> **Records with drawing code**:
....................

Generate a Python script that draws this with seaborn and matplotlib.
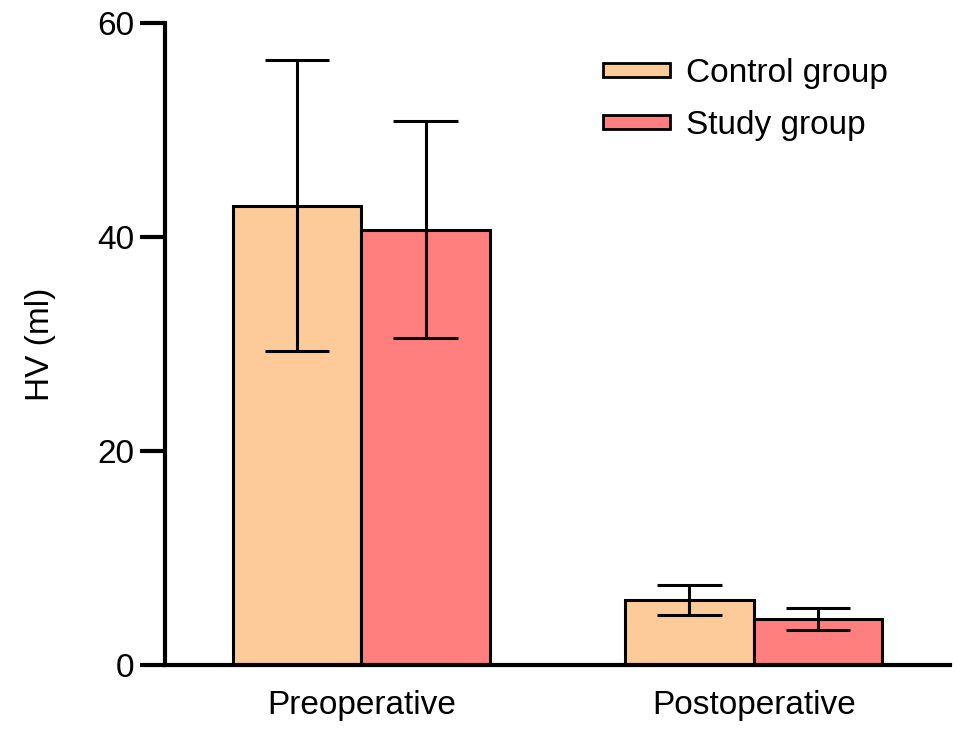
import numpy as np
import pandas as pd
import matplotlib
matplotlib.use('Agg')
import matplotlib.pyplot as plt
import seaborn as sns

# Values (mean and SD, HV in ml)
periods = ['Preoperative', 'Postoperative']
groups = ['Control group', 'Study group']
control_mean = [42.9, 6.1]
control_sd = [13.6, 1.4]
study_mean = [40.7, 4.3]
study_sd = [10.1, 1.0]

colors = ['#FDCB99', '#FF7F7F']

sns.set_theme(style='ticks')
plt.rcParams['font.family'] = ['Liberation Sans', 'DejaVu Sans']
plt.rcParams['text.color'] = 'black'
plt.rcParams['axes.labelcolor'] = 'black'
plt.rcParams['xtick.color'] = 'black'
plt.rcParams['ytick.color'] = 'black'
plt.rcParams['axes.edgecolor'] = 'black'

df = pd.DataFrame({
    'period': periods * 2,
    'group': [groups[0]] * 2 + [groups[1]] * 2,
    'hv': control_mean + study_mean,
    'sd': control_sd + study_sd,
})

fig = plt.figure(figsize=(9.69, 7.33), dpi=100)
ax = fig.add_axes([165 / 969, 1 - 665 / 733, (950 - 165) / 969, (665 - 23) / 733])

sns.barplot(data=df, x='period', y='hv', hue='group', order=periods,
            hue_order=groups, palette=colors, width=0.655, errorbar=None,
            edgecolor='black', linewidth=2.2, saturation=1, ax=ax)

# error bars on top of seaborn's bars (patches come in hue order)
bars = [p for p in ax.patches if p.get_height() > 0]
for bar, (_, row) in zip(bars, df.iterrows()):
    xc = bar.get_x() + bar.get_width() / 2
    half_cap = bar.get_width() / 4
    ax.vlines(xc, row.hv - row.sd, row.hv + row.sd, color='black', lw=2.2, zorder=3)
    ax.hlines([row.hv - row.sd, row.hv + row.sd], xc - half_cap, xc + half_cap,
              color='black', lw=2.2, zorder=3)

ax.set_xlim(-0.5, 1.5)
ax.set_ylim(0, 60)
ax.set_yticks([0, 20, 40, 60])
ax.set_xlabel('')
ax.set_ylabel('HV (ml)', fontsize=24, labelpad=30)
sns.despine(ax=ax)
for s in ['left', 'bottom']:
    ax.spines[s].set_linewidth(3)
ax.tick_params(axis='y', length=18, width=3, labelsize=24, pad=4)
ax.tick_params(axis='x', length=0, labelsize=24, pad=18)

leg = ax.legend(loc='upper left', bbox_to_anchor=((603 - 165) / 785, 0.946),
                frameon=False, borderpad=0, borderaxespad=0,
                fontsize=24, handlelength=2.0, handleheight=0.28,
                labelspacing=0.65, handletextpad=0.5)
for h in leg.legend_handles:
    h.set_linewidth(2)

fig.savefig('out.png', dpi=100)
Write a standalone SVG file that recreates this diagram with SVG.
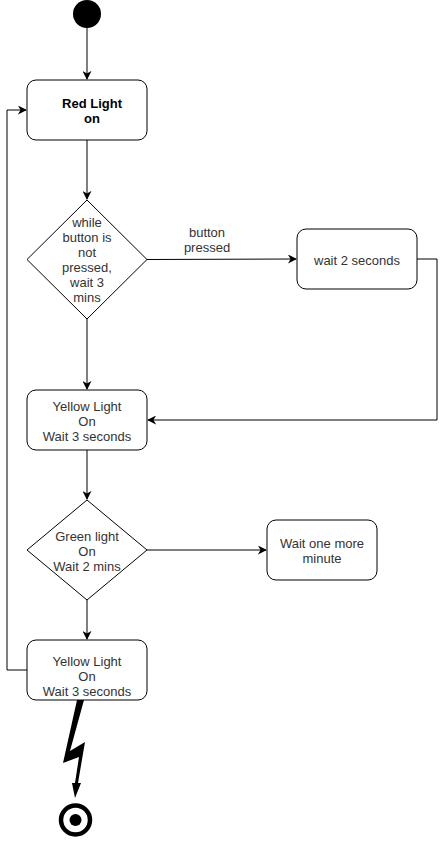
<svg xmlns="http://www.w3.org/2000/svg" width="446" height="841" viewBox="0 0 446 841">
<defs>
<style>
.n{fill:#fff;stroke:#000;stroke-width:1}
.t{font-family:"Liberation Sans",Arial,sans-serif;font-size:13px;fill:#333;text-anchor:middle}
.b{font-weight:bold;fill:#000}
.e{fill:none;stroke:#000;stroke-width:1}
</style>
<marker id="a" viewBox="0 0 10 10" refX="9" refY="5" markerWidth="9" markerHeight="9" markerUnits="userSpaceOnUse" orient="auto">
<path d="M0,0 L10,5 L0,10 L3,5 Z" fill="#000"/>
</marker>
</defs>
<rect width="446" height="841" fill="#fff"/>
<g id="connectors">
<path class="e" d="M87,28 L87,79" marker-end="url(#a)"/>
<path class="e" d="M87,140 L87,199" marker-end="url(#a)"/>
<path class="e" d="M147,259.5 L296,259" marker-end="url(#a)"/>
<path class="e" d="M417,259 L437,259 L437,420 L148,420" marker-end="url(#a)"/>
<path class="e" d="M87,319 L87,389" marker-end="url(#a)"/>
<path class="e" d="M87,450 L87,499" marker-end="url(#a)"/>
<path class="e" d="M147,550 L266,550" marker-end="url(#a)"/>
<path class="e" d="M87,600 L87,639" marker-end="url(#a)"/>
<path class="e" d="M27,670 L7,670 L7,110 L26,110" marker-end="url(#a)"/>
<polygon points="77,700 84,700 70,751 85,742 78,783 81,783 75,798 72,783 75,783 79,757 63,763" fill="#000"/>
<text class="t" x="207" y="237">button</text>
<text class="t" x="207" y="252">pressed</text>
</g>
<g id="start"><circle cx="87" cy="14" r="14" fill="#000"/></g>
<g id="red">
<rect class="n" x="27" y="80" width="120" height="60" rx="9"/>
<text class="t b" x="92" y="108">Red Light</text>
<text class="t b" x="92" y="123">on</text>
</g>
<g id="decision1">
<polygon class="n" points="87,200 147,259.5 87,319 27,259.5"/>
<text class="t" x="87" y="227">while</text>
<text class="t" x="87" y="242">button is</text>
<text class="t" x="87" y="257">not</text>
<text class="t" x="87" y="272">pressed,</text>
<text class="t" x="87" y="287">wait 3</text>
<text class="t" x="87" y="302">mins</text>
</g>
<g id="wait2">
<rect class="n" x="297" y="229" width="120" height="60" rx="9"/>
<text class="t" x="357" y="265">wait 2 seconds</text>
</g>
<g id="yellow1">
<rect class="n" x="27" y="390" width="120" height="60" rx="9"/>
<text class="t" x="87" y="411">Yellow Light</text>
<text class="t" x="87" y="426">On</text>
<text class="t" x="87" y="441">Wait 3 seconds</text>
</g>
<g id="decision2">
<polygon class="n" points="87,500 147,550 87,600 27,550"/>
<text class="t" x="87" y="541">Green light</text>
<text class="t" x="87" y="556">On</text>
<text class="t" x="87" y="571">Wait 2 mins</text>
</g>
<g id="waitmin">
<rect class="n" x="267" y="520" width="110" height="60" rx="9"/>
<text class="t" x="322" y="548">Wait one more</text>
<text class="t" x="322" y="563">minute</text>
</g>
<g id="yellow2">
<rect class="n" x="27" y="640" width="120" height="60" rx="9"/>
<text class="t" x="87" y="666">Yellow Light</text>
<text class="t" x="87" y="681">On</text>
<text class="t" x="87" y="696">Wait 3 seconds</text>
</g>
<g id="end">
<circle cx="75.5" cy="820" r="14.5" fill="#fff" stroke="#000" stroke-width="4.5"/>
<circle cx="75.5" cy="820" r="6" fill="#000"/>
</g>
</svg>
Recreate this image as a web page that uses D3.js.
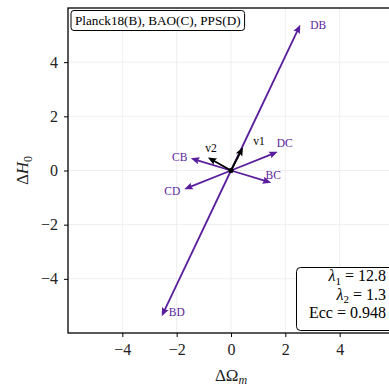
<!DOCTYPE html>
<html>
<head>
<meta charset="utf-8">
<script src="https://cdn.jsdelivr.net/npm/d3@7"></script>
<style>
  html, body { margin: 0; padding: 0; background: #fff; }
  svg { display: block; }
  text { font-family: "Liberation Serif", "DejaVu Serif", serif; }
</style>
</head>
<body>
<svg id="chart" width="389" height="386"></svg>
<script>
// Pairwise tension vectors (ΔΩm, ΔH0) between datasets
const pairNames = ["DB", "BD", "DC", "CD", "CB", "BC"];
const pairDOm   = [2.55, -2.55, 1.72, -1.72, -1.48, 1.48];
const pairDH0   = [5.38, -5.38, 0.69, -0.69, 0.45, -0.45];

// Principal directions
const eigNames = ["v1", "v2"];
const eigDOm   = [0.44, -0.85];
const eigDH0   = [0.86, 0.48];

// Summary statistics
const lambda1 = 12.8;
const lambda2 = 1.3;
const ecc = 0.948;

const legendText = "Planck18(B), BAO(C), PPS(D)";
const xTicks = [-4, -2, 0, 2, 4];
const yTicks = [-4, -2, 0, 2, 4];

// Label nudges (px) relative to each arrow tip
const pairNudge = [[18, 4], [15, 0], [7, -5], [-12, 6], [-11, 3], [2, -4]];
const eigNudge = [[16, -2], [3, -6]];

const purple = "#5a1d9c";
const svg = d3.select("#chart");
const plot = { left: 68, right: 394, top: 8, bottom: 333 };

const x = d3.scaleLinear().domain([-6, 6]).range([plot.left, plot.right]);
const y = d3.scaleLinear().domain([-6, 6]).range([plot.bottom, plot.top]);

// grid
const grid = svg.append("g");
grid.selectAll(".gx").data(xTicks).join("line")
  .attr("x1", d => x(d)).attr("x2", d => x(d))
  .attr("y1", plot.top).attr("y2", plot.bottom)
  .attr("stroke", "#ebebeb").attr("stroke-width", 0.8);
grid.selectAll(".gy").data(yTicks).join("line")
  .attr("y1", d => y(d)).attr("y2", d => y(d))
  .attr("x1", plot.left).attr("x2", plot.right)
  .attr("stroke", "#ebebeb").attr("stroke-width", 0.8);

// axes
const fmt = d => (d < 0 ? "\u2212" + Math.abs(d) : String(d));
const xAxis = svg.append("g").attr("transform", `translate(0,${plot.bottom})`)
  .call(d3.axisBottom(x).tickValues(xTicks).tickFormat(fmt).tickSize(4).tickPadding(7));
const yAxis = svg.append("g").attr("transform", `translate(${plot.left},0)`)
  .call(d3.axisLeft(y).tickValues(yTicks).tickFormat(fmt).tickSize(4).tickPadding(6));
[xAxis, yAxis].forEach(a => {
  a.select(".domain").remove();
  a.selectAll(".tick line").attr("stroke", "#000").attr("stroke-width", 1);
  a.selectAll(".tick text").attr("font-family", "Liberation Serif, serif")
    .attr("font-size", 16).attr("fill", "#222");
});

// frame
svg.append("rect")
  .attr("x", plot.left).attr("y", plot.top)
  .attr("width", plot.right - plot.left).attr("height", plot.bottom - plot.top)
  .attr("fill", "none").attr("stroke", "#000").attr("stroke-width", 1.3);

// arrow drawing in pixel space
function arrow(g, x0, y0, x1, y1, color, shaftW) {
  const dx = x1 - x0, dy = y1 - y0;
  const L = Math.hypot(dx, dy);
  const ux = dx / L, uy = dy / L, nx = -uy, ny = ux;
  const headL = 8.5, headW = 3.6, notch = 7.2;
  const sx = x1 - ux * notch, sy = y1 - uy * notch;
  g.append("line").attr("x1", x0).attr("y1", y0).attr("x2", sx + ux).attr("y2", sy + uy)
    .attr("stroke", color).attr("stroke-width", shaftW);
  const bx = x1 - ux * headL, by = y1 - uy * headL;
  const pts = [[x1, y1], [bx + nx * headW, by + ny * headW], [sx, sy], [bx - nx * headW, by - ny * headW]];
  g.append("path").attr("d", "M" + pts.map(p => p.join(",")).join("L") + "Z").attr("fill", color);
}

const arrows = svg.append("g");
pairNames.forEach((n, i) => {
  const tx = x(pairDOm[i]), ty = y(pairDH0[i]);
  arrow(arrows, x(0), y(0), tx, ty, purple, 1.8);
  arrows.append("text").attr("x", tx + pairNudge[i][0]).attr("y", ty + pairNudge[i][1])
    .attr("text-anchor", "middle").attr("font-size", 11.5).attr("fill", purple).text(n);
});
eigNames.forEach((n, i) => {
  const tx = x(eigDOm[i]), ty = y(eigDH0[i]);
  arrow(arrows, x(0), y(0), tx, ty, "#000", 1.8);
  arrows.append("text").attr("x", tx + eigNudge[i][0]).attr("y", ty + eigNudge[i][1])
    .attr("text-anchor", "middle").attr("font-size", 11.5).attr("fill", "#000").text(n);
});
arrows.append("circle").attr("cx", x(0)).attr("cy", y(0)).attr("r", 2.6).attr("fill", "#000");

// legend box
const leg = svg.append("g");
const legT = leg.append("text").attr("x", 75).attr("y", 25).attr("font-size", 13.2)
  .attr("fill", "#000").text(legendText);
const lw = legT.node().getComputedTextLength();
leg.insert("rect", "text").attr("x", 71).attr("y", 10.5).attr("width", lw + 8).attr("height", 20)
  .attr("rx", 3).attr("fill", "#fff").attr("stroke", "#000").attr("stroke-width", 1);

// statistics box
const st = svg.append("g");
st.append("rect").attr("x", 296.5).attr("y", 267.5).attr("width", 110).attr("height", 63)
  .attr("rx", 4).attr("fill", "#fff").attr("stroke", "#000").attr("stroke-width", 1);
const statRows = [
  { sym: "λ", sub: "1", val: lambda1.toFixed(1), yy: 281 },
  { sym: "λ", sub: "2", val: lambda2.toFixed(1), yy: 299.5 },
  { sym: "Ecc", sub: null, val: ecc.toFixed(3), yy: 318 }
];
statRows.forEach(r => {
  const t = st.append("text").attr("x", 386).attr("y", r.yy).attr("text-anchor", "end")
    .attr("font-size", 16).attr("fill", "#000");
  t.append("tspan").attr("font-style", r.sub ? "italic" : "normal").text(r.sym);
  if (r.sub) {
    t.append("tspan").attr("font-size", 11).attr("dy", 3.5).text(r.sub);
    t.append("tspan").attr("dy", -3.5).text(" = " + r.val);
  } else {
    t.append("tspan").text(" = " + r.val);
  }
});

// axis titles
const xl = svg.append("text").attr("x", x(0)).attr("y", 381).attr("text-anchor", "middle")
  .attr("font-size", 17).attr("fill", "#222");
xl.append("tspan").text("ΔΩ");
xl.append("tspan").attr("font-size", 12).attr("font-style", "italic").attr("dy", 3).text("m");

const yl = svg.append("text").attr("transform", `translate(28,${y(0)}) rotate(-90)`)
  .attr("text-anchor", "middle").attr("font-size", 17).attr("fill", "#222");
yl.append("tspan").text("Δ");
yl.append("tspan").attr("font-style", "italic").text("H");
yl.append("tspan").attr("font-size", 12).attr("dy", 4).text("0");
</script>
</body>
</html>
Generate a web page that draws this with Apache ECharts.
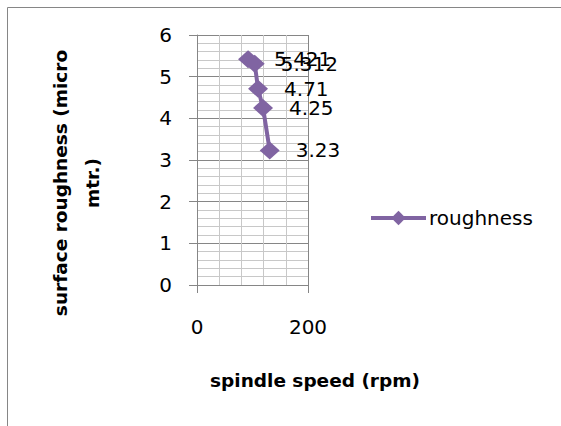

....................

> **What the task requires**:
Say how many lines in the records above hold "Generate", and give no other text.

> **Exercise output**:
2